● **Information shown**:
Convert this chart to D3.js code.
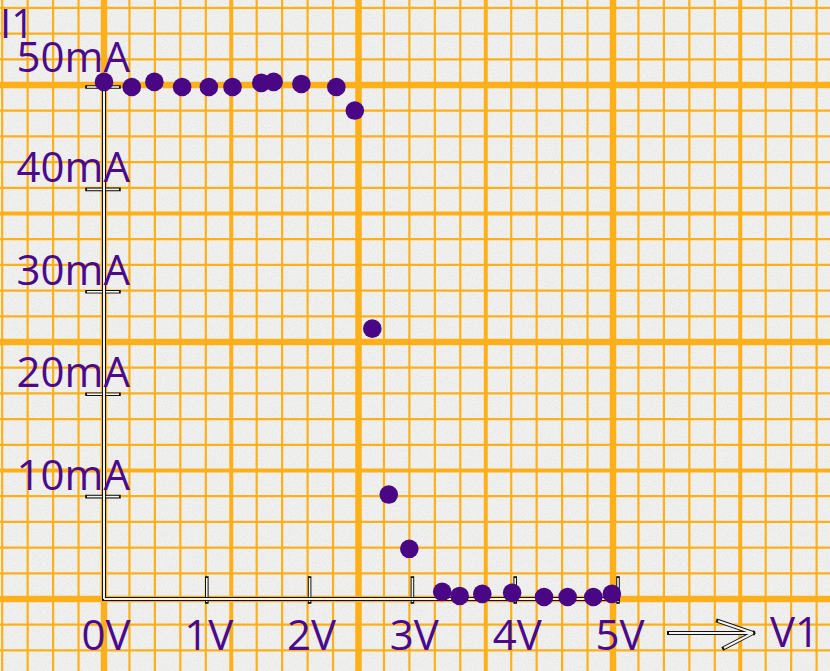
<!DOCTYPE html>
<html><head><meta charset="utf-8">
<script src="https://cdn.jsdelivr.net/npm/d3@7"></script>
<style>html,body{margin:0;padding:0;background:#efefef;} svg{display:block}</style>
</head><body><svg id="c" width="830" height="671"></svg>
<script>
// Data (V1 in volts, I1 in mA)
const voltage = [0, 0.27, 0.49, 0.76, 1.02, 1.25, 1.53, 1.65, 1.92, 2.26, 2.44, 2.61, 2.77, 2.97, 3.29, 3.46, 3.68, 3.97, 4.28, 4.51, 4.76, 4.94];
const current = [50.5, 50.0, 50.5, 50.0, 50.0, 50.0, 50.4, 50.5, 50.3, 50.0, 47.7, 26.4, 10.2, 4.9, 0.7, 0.3, 0.5, 0.6, 0.2, 0.2, 0.2, 0.5];
const xTicks = [0, 1, 2, 3, 4, 5];
const xTickLabels = ["0V", "1V", "2V", "3V", "4V", "5V"];
const yTicks = [10, 20, 30, 40, 50];
const yTickLabels = ["10mA", "20mA", "30mA", "40mA", "50mA"];
const xAxisTitle = "V1";
const yAxisTitle = "I1";

const W = 830, H = 671;
const svg = d3.select("#c");
const x = d3.scaleLinear().domain([0, 5]).range([104, 618]);
const y = d3.scaleLinear().domain([0, 50]).range([599, 87]);

const ink = "#4b0a8c";
const dotColor = "#4a0785";
const gridColor = "#fdb01a";

// paper
const defs = svg.append("defs");
const f = defs.append("filter").attr("id", "paper").attr("x", 0).attr("y", 0).attr("width", "100%").attr("height", "100%");
f.append("feTurbulence").attr("type", "fractalNoise").attr("baseFrequency", 0.8).attr("numOctaves", 2).attr("seed", 4).attr("result", "n");
f.append("feColorMatrix").attr("in", "n").attr("type", "matrix")
  .attr("values", "0 0 0 0 0.55  0 0 0 0 0.55  0 0 0 0 0.55  1.4 0 0 0 -0.45");
svg.append("rect").attr("width", W).attr("height", H).attr("fill", "#f2f2f1");
svg.append("rect").attr("width", W).attr("height", H).attr("filter", "url(#paper)").attr("opacity", 0.35);

// graph-paper grid (decoration, pixel based)
const gx0 = 104, gdx = 25.45, gy0 = 599, gdy = 25.7;
const vk = d3.range(-4, 29), hk = d3.range(-3, 24);
const wOf = k => (k % 10 === 0 ? 6.5 : (k % 5 === 0 ? 4 : 2.2));
const grid = svg.append("g").attr("stroke", gridColor);
grid.selectAll("line.h").data(hk).join("line").attr("class", "h")
  .attr("x1", 0).attr("x2", W)
  .attr("y1", k => gy0 - k * gdy).attr("y2", k => gy0 - k * gdy)
  .attr("stroke-width", wOf);
grid.selectAll("line.v").data(vk).join("line").attr("class", "v")
  .attr("y1", 0).attr("y2", H)
  .attr("x1", k => gx0 + k * gdx).attr("x2", k => gx0 + k * gdx)
  .attr("stroke-width", wOf);

// outlined "double" strokes
function dbl(g, segs, wOut, wIn) {
  g.selectAll(null).data(segs).join("line")
    .attr("x1", d => d[0]).attr("y1", d => d[1]).attr("x2", d => d[2]).attr("y2", d => d[3])
    .attr("stroke", "#111").attr("stroke-width", wOut).attr("stroke-linecap", "square");
  g.selectAll(null).data(segs).join("line")
    .attr("x1", d => d[0]).attr("y1", d => d[1]).attr("x2", d => d[2]).attr("y2", d => d[3])
    .attr("stroke", "#f4f4f0").attr("stroke-width", wIn).attr("stroke-linecap", "butt");
}
const axes = svg.append("g");
const ax = [
  [x(0), y(50) - 2, x(0), y(0)],
  [x(0), y(0), x(5), y(0)]
];
const yt = yTicks.map(v => [x(0) - 17, y(v), x(0) + 15, y(v)]);
const xt = xTicks.slice(1).map(v => [x(v), y(0) - 21, x(v), y(0) + 3]);
dbl(axes, yt, 3.6, 1.6);
dbl(axes, xt, 3.6, 1.6);
dbl(axes, ax, 4, 2);

// arrow toward V1
const arrow = [[669, 633, 753, 633], [718, 621, 753, 633], [724, 648, 753, 633]];
dbl(svg.append("g"), arrow, 4, 2);

// labels
const font = "'Open Sans', 'Noto Sans', sans-serif";
const topTick = d3.max(yTicks);
svg.append("g").selectAll("text").data(yTicks).join("text")
  .attr("x", 130).attr("y", v => y(v) - (v === topTick ? 15 : 7))
  .attr("text-anchor", "end")
  .attr("font-family", font).attr("font-size", 42).attr("fill", ink)
  .text((v, i) => yTickLabels[i]);
svg.append("g").selectAll("text").data(xTicks).join("text")
  .attr("x", v => x(v) + 2).attr("y", 650)
  .attr("text-anchor", "middle")
  .attr("font-family", font).attr("font-size", 42).attr("fill", ink)
  .text((v, i) => xTickLabels[i]);
svg.append("text").attr("x", 0).attr("y", 38)
  .attr("font-family", font).attr("font-size", 40).attr("fill", ink).text(yAxisTitle);
svg.append("text").attr("x", 770).attr("y", 647)
  .attr("font-family", font).attr("font-size", 42).attr("fill", ink).text(xAxisTitle);

// data points
svg.append("g").selectAll("circle").data(voltage).join("circle")
  .attr("cx", d => x(d)).attr("cy", (d, i) => y(current[i]))
  .attr("r", 9.3).attr("fill", dotColor);
</script></body></html>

● **Exercise details**:
Output the data above without changes, apart from leaving out the pictures.

● **Solution**:
Convert this chart to D3.js code.
<!DOCTYPE html>
<html><head><meta charset="utf-8">
<script src="https://cdn.jsdelivr.net/npm/d3@7"></script>
<style>html,body{margin:0;padding:0;background:#efefef;} svg{display:block}</style>
</head><body><svg id="c" width="830" height="671"></svg>
<script>
// Data (V1 in volts, I1 in mA)
const voltage = [0, 0.27, 0.49, 0.76, 1.02, 1.25, 1.53, 1.65, 1.92, 2.26, 2.44, 2.61, 2.77, 2.97, 3.29, 3.46, 3.68, 3.97, 4.28, 4.51, 4.76, 4.94];
const current = [50.5, 50.0, 50.5, 50.0, 50.0, 50.0, 50.4, 50.5, 50.3, 50.0, 47.7, 26.4, 10.2, 4.9, 0.7, 0.3, 0.5, 0.6, 0.2, 0.2, 0.2, 0.5];
const xTicks = [0, 1, 2, 3, 4, 5];
const xTickLabels = ["0V", "1V", "2V", "3V", "4V", "5V"];
const yTicks = [10, 20, 30, 40, 50];
const yTickLabels = ["10mA", "20mA", "30mA", "40mA", "50mA"];
const xAxisTitle = "V1";
const yAxisTitle = "I1";

const W = 830, H = 671;
const svg = d3.select("#c");
const x = d3.scaleLinear().domain([0, 5]).range([104, 618]);
const y = d3.scaleLinear().domain([0, 50]).range([599, 87]);

const ink = "#4b0a8c";
const dotColor = "#4a0785";
const gridColor = "#fdb01a";

// paper
const defs = svg.append("defs");
const f = defs.append("filter").attr("id", "paper").attr("x", 0).attr("y", 0).attr("width", "100%").attr("height", "100%");
f.append("feTurbulence").attr("type", "fractalNoise").attr("baseFrequency", 0.8).attr("numOctaves", 2).attr("seed", 4).attr("result", "n");
f.append("feColorMatrix").attr("in", "n").attr("type", "matrix")
  .attr("values", "0 0 0 0 0.55  0 0 0 0 0.55  0 0 0 0 0.55  1.4 0 0 0 -0.45");
svg.append("rect").attr("width", W).attr("height", H).attr("fill", "#f2f2f1");
svg.append("rect").attr("width", W).attr("height", H).attr("filter", "url(#paper)").attr("opacity", 0.35);

// graph-paper grid (decoration, pixel based)
const gx0 = 104, gdx = 25.45, gy0 = 599, gdy = 25.7;
const vk = d3.range(-4, 29), hk = d3.range(-3, 24);
const wOf = k => (k % 10 === 0 ? 6.5 : (k % 5 === 0 ? 4 : 2.2));
const grid = svg.append("g").attr("stroke", gridColor);
grid.selectAll("line.h").data(hk).join("line").attr("class", "h")
  .attr("x1", 0).attr("x2", W)
  .attr("y1", k => gy0 - k * gdy).attr("y2", k => gy0 - k * gdy)
  .attr("stroke-width", wOf);
grid.selectAll("line.v").data(vk).join("line").attr("class", "v")
  .attr("y1", 0).attr("y2", H)
  .attr("x1", k => gx0 + k * gdx).attr("x2", k => gx0 + k * gdx)
  .attr("stroke-width", wOf);

// outlined "double" strokes
function dbl(g, segs, wOut, wIn) {
  g.selectAll(null).data(segs).join("line")
    .attr("x1", d => d[0]).attr("y1", d => d[1]).attr("x2", d => d[2]).attr("y2", d => d[3])
    .attr("stroke", "#111").attr("stroke-width", wOut).attr("stroke-linecap", "square");
  g.selectAll(null).data(segs).join("line")
    .attr("x1", d => d[0]).attr("y1", d => d[1]).attr("x2", d => d[2]).attr("y2", d => d[3])
    .attr("stroke", "#f4f4f0").attr("stroke-width", wIn).attr("stroke-linecap", "butt");
}
const axes = svg.append("g");
const ax = [
  [x(0), y(50) - 2, x(0), y(0)],
  [x(0), y(0), x(5), y(0)]
];
const yt = yTicks.map(v => [x(0) - 17, y(v), x(0) + 15, y(v)]);
const xt = xTicks.slice(1).map(v => [x(v), y(0) - 21, x(v), y(0) + 3]);
dbl(axes, yt, 3.6, 1.6);
dbl(axes, xt, 3.6, 1.6);
dbl(axes, ax, 4, 2);

// arrow toward V1
const arrow = [[669, 633, 753, 633], [718, 621, 753, 633], [724, 648, 753, 633]];
dbl(svg.append("g"), arrow, 4, 2);

// labels
const font = "'Open Sans', 'Noto Sans', sans-serif";
const topTick = d3.max(yTicks);
svg.append("g").selectAll("text").data(yTicks).join("text")
  .attr("x", 130).attr("y", v => y(v) - (v === topTick ? 15 : 7))
  .attr("text-anchor", "end")
  .attr("font-family", font).attr("font-size", 42).attr("fill", ink)
  .text((v, i) => yTickLabels[i]);
svg.append("g").selectAll("text").data(xTicks).join("text")
  .attr("x", v => x(v) + 2).attr("y", 650)
  .attr("text-anchor", "middle")
  .attr("font-family", font).attr("font-size", 42).attr("fill", ink)
  .text((v, i) => xTickLabels[i]);
svg.append("text").attr("x", 0).attr("y", 38)
  .attr("font-family", font).attr("font-size", 40).attr("fill", ink).text(yAxisTitle);
svg.append("text").attr("x", 770).attr("y", 647)
  .attr("font-family", font).attr("font-size", 42).attr("fill", ink).text(xAxisTitle);

// data points
svg.append("g").selectAll("circle").data(voltage).join("circle")
  .attr("cx", d => x(d)).attr("cy", (d, i) => y(current[i]))
  .attr("r", 9.3).attr("fill", dotColor);
</script></body></html>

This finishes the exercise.